Lets start with string concatenation, which refers to combining multiple strings into one.
string $aString = "This string is";
string $other = " awesome";
string $end = "!";
string $all = $aString + $other + $end;
Wow. By the way, you don't need to combine them all into a new variable before printing.
You could also use:
print ($aString + $other + $end);
and skip the creation of the $all variable.
You can concatenate string variables with text strings as well:
string $this = "This string is not very cool";
print ($this + " but this one is.");
This can be very useful in scripts where you need to work with attributes on objects
whose names you don't know before the script is run.
This example also uses arrays and return values.
string $sphere = `sphere`;
setAttr ($sphere + ".scaleY") 13;
print ($sphere + ".scaleY" + "\n");
You've probably noticed the use of "\n" several times in these examples.

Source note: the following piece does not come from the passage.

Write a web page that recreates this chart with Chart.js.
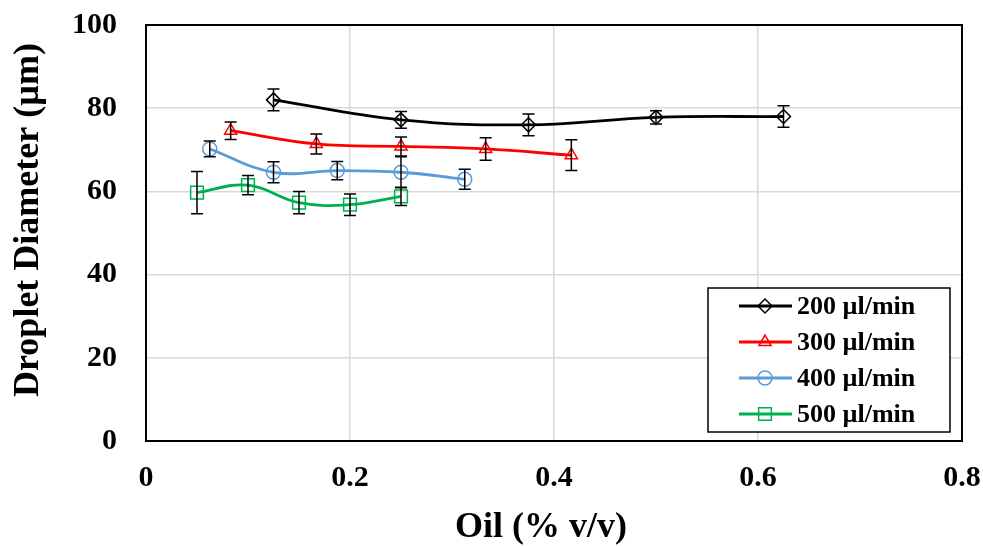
<!DOCTYPE html>
<html>
<head>
<meta charset="utf-8">
<script src="https://cdn.jsdelivr.net/npm/chart.js@4.4.1/dist/chart.umd.min.js"></script>
<style>
  html, body { margin: 0; padding: 0; background: #fff; }
  #wrap { width: 983px; height: 546px; }
</style>
</head>
<body>
<div id="wrap"><canvas id="chart_canvas" width="983" height="546"></canvas></div>
<script>
// data
var labels = ['200 µl/min', '300 µl/min', '400 µl/min', '500 µl/min'];

var x200 = [0.125, 0.25, 0.375, 0.5, 0.625];
var y200 = [82.0, 77.2, 76.0, 77.8, 78.0];
var e200 = [2.6, 2.0, 2.6, 1.6, 2.6];

var x300 = [0.083, 0.167, 0.25, 0.333, 0.417];
var y300 = [74.6, 71.4, 70.8, 70.2, 68.7];
var e300 = [2.1, 2.4, 2.3, 2.7, 3.7];

var x400 = [0.0625, 0.125, 0.1875, 0.25, 0.3125];
var y400 = [70.2, 64.6, 65.0, 64.6, 62.9];
var e400 = [1.9, 2.5, 2.2, 3.7, 2.4];

var x500 = [0.05, 0.1, 0.15, 0.2, 0.25];
var y500 = [59.7, 61.5, 57.3, 56.8, 58.8];
var e500 = [5.1, 2.3, 2.7, 2.6, 2.2];

var xTicks = [0, 0.2, 0.4, 0.6, 0.8];
var yTicks = [0, 20, 40, 60, 80, 100];
var xTitle = 'Oil (% v/v)';
var yTitle = 'Droplet Diameter (µm)';

var FONT = '"Liberation Serif", "Times New Roman", serif';

function pts(xs, ys, es) {
    var out = [];
    for (var i = 0; i < xs.length; i++) {
        out.push({x: xs[i], y: ys[i], err: es[i]});
    }
    return out;
}

function series(label, data, color, style, radius) {
    return {
        label: label,
        data: data,
        borderColor: color,
        borderWidth: 2.8,
        tension: 0.4,
        pointStyle: style,
        pointRadius: radius,
        pointHoverRadius: radius,
        pointBorderColor: color,
        pointBorderWidth: 1.5,
        pointBackgroundColor: 'rgba(0,0,0,0)',
        fill: false
    };
}

// top + right frame of the plot area
var frame = {
    id: 'frame',
    beforeDatasetsDraw: function(chart) {
        var a = chart.chartArea, c = chart.ctx;
        c.save();
        c.strokeStyle = '#000';
        c.lineWidth = 2;
        c.strokeRect(a.left, a.top, a.right - a.left, a.bottom - a.top);
        c.restore();
    }
};

// vertical error bars with caps
var errorBars = {
    id: 'errorBars',
    afterDatasetsDraw: function(chart) {
        var c = chart.ctx, ys = chart.scales.y;
        c.save();
        c.strokeStyle = '#000';
        c.lineWidth = 1.5;
        chart.data.datasets.forEach(function(ds, di) {
            var meta = chart.getDatasetMeta(di);
            ds.data.forEach(function(p, i) {
                var px = meta.data[i].x;
                var top = ys.getPixelForValue(p.y + p.err);
                var bot = ys.getPixelForValue(p.y - p.err);
                c.beginPath();
                c.moveTo(px, top); c.lineTo(px, bot);
                c.moveTo(px - 6, top); c.lineTo(px + 6, top);
                c.moveTo(px - 6, bot); c.lineTo(px + 6, bot);
                c.stroke();
            });
        });
        c.restore();
    }
};

// axis titles, placed like the original (slightly off centre)
var axisTitles = {
    id: 'axisTitles',
    afterDraw: function(chart) {
        var c = chart.ctx;
        c.save();
        c.fillStyle = '#000';
        c.font = 'bold 36px ' + FONT;
        c.textAlign = 'center';
        c.textBaseline = 'alphabetic';
        c.fillText(xTitle, 541, 537);
        c.translate(38, 220);
        c.rotate(-Math.PI / 2);
        c.fillText(yTitle, 0, 0);
        c.restore();
    }
};

// boxed legend inside the plot, lower right
var boxLegend = {
    id: 'boxLegend',
    afterDraw: function(chart) {
        var c = chart.ctx;
        var bx = 708, by = 288, bw = 242, bh = 144;
        c.save();
        c.fillStyle = '#fff';
        c.fillRect(bx, by, bw, bh);
        c.strokeStyle = '#000';
        c.lineWidth = 1.5;
        c.strokeRect(bx, by, bw, bh);
        c.font = 'bold 26px ' + FONT;
        c.textBaseline = 'middle';
        c.textAlign = 'left';
        chart.data.datasets.forEach(function(ds, i) {
            var cy = by + 18 + i * 36;
            c.strokeStyle = ds.borderColor;
            c.lineWidth = 2.8;
            c.beginPath();
            c.moveTo(739, cy); c.lineTo(792, cy);
            c.stroke();
            c.lineWidth = 1.5;
            c.fillStyle = 'rgba(0,0,0,0)';
            Chart.helpers.drawPoint(c, {pointStyle: ds.pointStyle, radius: ds.pointRadius, borderWidth: 1.5}, 765, cy);
            c.fillStyle = '#000';
            c.fillText(ds.label, 797, cy + 1);
        });
        c.restore();
    }
};

var ctx = document.getElementById('chart_canvas').getContext('2d');
var myChart = new Chart(ctx, {
    type: 'line',
    data: {
        datasets: [
            series(labels[0], pts(x200, y200, e200), '#000000', 'rectRot', 7),
            series(labels[1], pts(x300, y300, e300), '#FF0000', 'triangle', 7),
            series(labels[2], pts(x400, y400, e400), '#5B9BD5', 'circle', 7),
            series(labels[3], pts(x500, y500, e500), '#00B050', 'rect', 9)
        ]
    },
    options: {
        responsive: false,
        animation: false,
        layout: { padding: { left: 0, right: 21, top: 25, bottom: 0 } },
        plugins: {
            legend: { display: false },
            tooltip: { enabled: false }
        },
        scales: {
            x: {
                type: 'linear',
                min: 0, max: 0.8,
                afterBuildTicks: function(s) { s.ticks = xTicks.map(function(v) { return {value: v}; }); },
                afterFit: function(s) { s.height = 105; s.paddingLeft = 0; s.paddingRight = 0; },
                grid: { color: '#D9D9D9', lineWidth: 1.5, drawTicks: false },
                border: { color: '#000', width: 2 },
                ticks: {
                    color: '#000',
                    padding: 19,
                    font: { family: FONT, size: 30, weight: 'bold' },
                    callback: function(v) { return String(Math.round(v * 10) / 10); }
                }
            },
            y: {
                min: 0, max: 100,
                afterBuildTicks: function(s) { s.ticks = yTicks.map(function(v) { return {value: v}; }); },
                afterFit: function(s) { s.width = 146; s.paddingTop = 0; s.paddingBottom = 0; },
                grid: { color: '#D9D9D9', lineWidth: 1.5, drawTicks: false },
                border: { color: '#000', width: 2 },
                ticks: {
                    color: '#000',
                    padding: 29,
                    font: { family: FONT, size: 30, weight: 'bold' }
                }
            }
        }
    },
    plugins: [frame, errorBars, axisTitles, boxLegend]
});
</script>
</body>
</html>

That is an example of the escape character being used to create a special character,
in this case the newline character.
It tells maya to go down to the next line, when it's printing that string.
The \ character is special. It is the escape character. It tells maya to use an alternate
interpretation of whatever character follows it. Instead of printing the letter n, \n tells maya to
create a new line.
Suppose you need to have quotation marks in a string.
string $this = ""quotes"";
will result in a syntax error. Maya reads those first two quotes as beginning and ending a string,
and doesn't know what to do with the rest. All you need to do is escape those internal quotes, and it will work fine.
string $this = "\"quotes\"";
If you want to have the escape character inside a string you need to escape it like so:
string $escaping = "\\escape character\\";
some other useful escape sequences are:
\t to tab in
\r carriage return, very similar to newline but with an extra space
This may all seem somewhat grammatical and not very useful, but it becomes crucial later on
when you need to assemble commands at runtime.